In a recent U.S. Supreme Court opinion dealing with the oppressive tax treatment of marijuana businesses, Justice Clarence Thomas expressed frustration, writing that “the federal government’s current approach is a half-in, half-out regime that simultaneously tolerates and forbids local use of marijuana.” Thomas suggested the Supreme Court’s ruling in 2005 upholding federal laws making marijuana possession illegal may now be out of date. Considering the deference a conservative jurist like Thomas typically shows to the legislative branch, this is an extraordinary indictment of the current state of affairs.
Justice Thomas sees what we see. Treating heroin and marijuana the same under federal law makes no sense.

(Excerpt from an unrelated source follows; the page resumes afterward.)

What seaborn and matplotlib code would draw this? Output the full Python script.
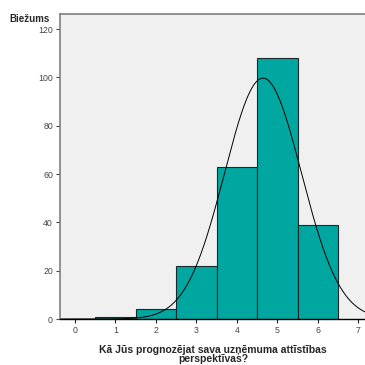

The solution is simple. Congress should get out of the marijuana business. The states, the great “laboratories of democracy” in our federalist system of government, are responding to the will of the people and crafting marijuana systems that work for their residents.
Of course, state marijuana regulation in Florida looks different than it does in Colorado. In Florida, we have a tightly regulated medical marijuana market that avoids pot shops on every street corner. In Colorado, there is recreational marijuana everywhere. That’s OK. Florida and Colorado are different.
If Congress wants to regain the trust of the American people, they should start by getting out of the way of the states on marijuana policy.